● **RAW DATA**
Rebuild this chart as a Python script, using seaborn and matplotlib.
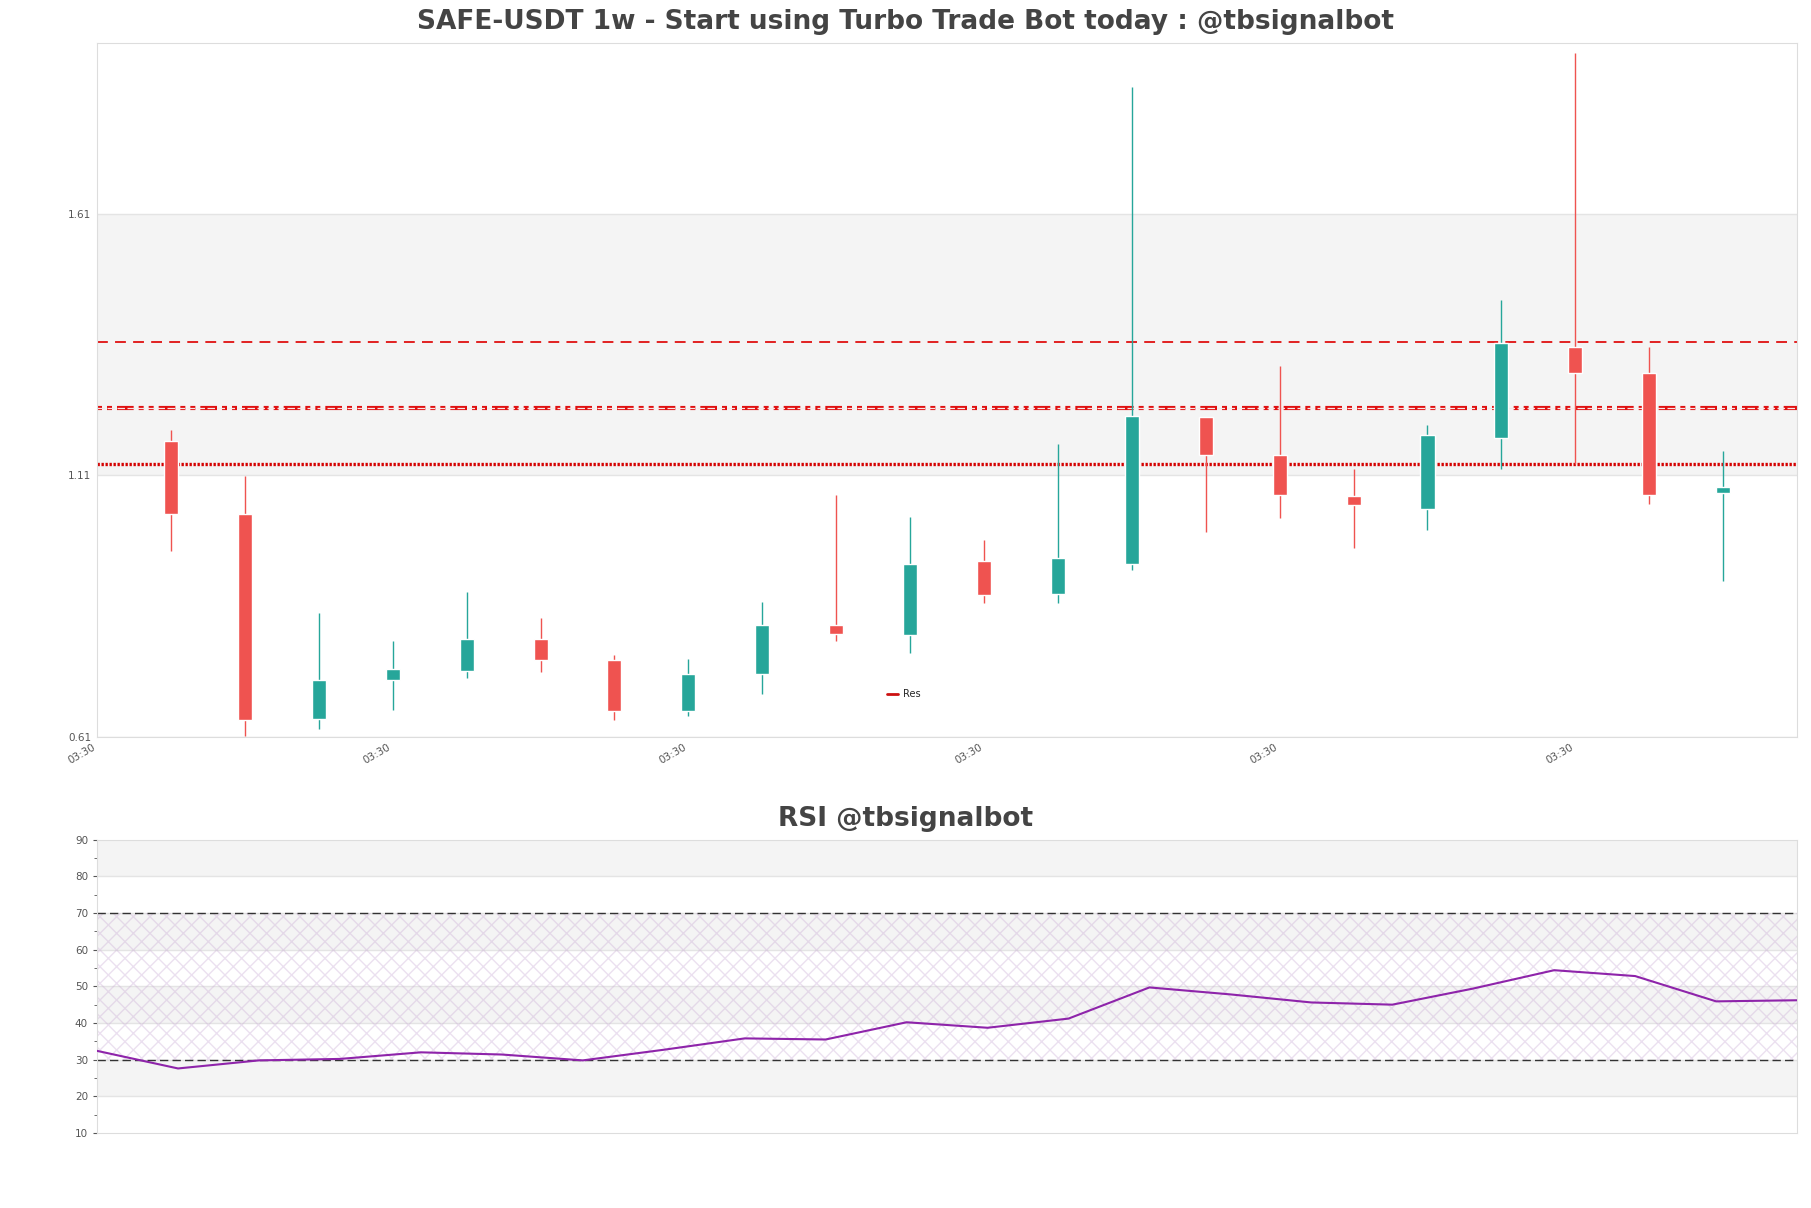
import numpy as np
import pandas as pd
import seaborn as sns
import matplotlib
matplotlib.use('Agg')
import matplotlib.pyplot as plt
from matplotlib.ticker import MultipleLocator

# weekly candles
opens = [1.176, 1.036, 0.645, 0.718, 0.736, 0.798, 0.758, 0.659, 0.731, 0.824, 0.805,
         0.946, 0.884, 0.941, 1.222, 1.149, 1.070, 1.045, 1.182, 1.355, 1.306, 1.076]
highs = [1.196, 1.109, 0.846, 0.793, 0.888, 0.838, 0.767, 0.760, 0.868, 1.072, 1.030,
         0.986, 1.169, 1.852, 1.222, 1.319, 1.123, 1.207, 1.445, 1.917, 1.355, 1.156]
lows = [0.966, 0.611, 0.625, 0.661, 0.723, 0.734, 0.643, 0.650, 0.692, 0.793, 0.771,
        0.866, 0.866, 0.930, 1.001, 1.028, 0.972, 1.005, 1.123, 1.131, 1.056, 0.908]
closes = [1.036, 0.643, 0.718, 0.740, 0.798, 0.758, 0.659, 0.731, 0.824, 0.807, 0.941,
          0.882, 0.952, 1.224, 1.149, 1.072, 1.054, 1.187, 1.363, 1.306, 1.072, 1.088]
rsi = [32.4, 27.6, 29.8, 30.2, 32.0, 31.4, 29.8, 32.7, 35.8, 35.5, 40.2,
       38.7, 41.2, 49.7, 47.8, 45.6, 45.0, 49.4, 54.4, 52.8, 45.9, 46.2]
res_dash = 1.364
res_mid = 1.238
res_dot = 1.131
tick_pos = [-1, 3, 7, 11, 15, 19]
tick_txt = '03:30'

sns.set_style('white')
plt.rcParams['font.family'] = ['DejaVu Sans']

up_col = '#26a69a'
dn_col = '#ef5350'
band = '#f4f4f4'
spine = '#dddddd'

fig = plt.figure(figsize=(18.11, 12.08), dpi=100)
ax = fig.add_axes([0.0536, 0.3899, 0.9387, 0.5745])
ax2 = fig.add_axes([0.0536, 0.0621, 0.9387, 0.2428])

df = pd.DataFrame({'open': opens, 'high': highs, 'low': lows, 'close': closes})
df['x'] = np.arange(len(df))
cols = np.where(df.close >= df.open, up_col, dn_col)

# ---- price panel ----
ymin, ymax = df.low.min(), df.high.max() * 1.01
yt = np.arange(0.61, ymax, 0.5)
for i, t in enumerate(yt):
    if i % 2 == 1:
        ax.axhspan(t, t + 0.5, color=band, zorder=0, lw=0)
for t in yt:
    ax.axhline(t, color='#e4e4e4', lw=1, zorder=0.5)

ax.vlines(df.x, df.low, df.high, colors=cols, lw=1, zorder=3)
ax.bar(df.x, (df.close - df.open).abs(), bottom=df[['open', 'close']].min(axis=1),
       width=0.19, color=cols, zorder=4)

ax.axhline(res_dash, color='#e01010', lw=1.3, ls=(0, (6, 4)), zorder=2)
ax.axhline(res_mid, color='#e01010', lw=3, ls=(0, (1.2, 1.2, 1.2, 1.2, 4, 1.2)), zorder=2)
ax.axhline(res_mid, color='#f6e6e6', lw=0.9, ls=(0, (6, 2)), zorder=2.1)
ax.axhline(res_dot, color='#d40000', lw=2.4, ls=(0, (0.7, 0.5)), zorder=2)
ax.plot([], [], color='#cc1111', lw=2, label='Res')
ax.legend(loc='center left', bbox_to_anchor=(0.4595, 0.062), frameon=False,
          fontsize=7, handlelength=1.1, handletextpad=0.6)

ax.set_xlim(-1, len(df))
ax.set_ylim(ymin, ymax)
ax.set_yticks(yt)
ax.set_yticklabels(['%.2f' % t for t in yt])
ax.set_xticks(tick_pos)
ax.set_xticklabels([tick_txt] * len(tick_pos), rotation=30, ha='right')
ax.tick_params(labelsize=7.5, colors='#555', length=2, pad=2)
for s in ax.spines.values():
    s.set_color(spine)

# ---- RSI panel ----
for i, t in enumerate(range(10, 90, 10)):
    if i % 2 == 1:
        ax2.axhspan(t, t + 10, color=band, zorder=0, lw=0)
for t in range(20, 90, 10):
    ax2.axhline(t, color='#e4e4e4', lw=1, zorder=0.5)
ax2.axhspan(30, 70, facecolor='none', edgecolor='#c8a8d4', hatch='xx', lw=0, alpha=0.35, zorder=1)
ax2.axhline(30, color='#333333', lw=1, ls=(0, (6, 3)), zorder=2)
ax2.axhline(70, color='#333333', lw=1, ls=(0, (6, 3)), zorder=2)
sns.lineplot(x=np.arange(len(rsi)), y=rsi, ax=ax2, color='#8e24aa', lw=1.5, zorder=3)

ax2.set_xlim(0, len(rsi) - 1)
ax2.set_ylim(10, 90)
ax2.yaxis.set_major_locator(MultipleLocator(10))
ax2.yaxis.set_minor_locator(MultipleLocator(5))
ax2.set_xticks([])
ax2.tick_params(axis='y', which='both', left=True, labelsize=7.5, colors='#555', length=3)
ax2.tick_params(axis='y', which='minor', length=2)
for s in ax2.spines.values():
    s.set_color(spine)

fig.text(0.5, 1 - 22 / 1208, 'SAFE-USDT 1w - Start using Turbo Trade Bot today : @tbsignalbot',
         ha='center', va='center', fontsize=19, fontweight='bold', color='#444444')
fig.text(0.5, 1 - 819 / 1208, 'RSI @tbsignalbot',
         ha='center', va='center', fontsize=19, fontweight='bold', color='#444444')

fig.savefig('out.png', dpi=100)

...

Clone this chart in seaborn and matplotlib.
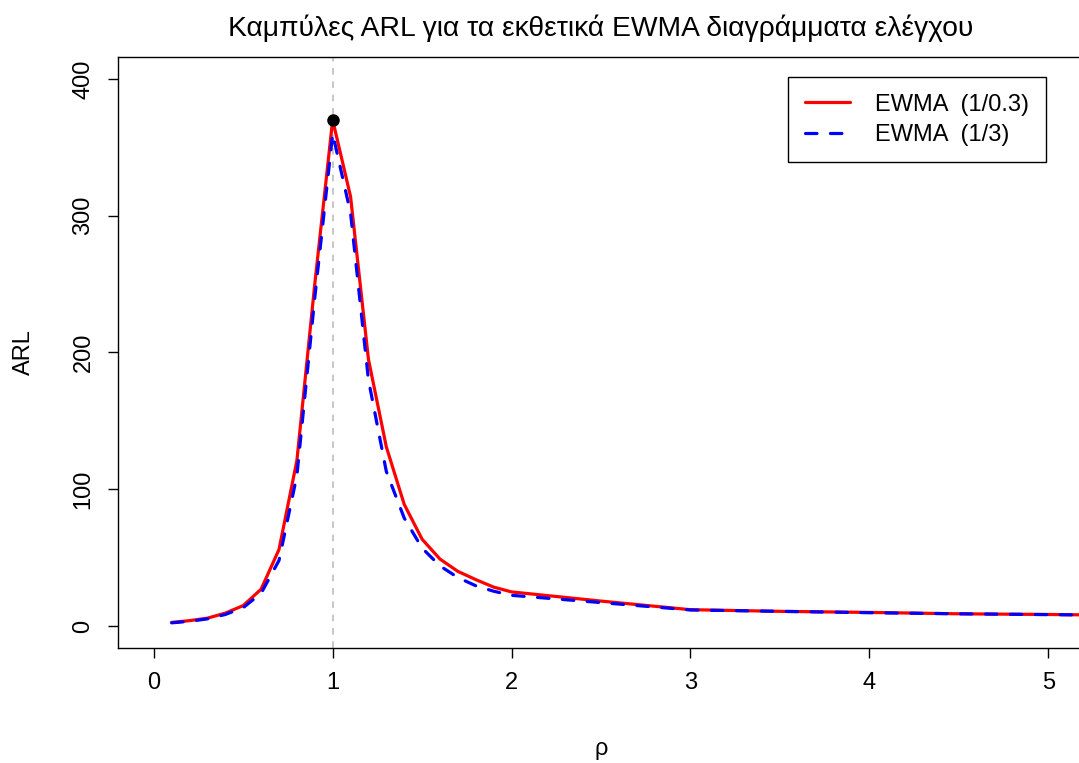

● **EXERCISE PROMPT**
Go to the line that contains "Rebuild this chart" and copy from there down to the line that contains "ax2 = fig.add_axes([0.0536, 0.0621, 0.9387, 0.2428])", with both lines included. Pass over the pictures.

● **OUTPUT BELOW**
Rebuild this chart as a Python script, using seaborn and matplotlib.
import numpy as np
import pandas as pd
import seaborn as sns
import matplotlib
matplotlib.use('Agg')
import matplotlib.pyplot as plt
from matplotlib.ticker import MultipleLocator

# weekly candles
opens = [1.176, 1.036, 0.645, 0.718, 0.736, 0.798, 0.758, 0.659, 0.731, 0.824, 0.805,
         0.946, 0.884, 0.941, 1.222, 1.149, 1.070, 1.045, 1.182, 1.355, 1.306, 1.076]
highs = [1.196, 1.109, 0.846, 0.793, 0.888, 0.838, 0.767, 0.760, 0.868, 1.072, 1.030,
         0.986, 1.169, 1.852, 1.222, 1.319, 1.123, 1.207, 1.445, 1.917, 1.355, 1.156]
lows = [0.966, 0.611, 0.625, 0.661, 0.723, 0.734, 0.643, 0.650, 0.692, 0.793, 0.771,
        0.866, 0.866, 0.930, 1.001, 1.028, 0.972, 1.005, 1.123, 1.131, 1.056, 0.908]
closes = [1.036, 0.643, 0.718, 0.740, 0.798, 0.758, 0.659, 0.731, 0.824, 0.807, 0.941,
          0.882, 0.952, 1.224, 1.149, 1.072, 1.054, 1.187, 1.363, 1.306, 1.072, 1.088]
rsi = [32.4, 27.6, 29.8, 30.2, 32.0, 31.4, 29.8, 32.7, 35.8, 35.5, 40.2,
       38.7, 41.2, 49.7, 47.8, 45.6, 45.0, 49.4, 54.4, 52.8, 45.9, 46.2]
res_dash = 1.364
res_mid = 1.238
res_dot = 1.131
tick_pos = [-1, 3, 7, 11, 15, 19]
tick_txt = '03:30'

sns.set_style('white')
plt.rcParams['font.family'] = ['DejaVu Sans']

up_col = '#26a69a'
dn_col = '#ef5350'
band = '#f4f4f4'
spine = '#dddddd'

fig = plt.figure(figsize=(18.11, 12.08), dpi=100)
ax = fig.add_axes([0.0536, 0.3899, 0.9387, 0.5745])
ax2 = fig.add_axes([0.0536, 0.0621, 0.9387, 0.2428])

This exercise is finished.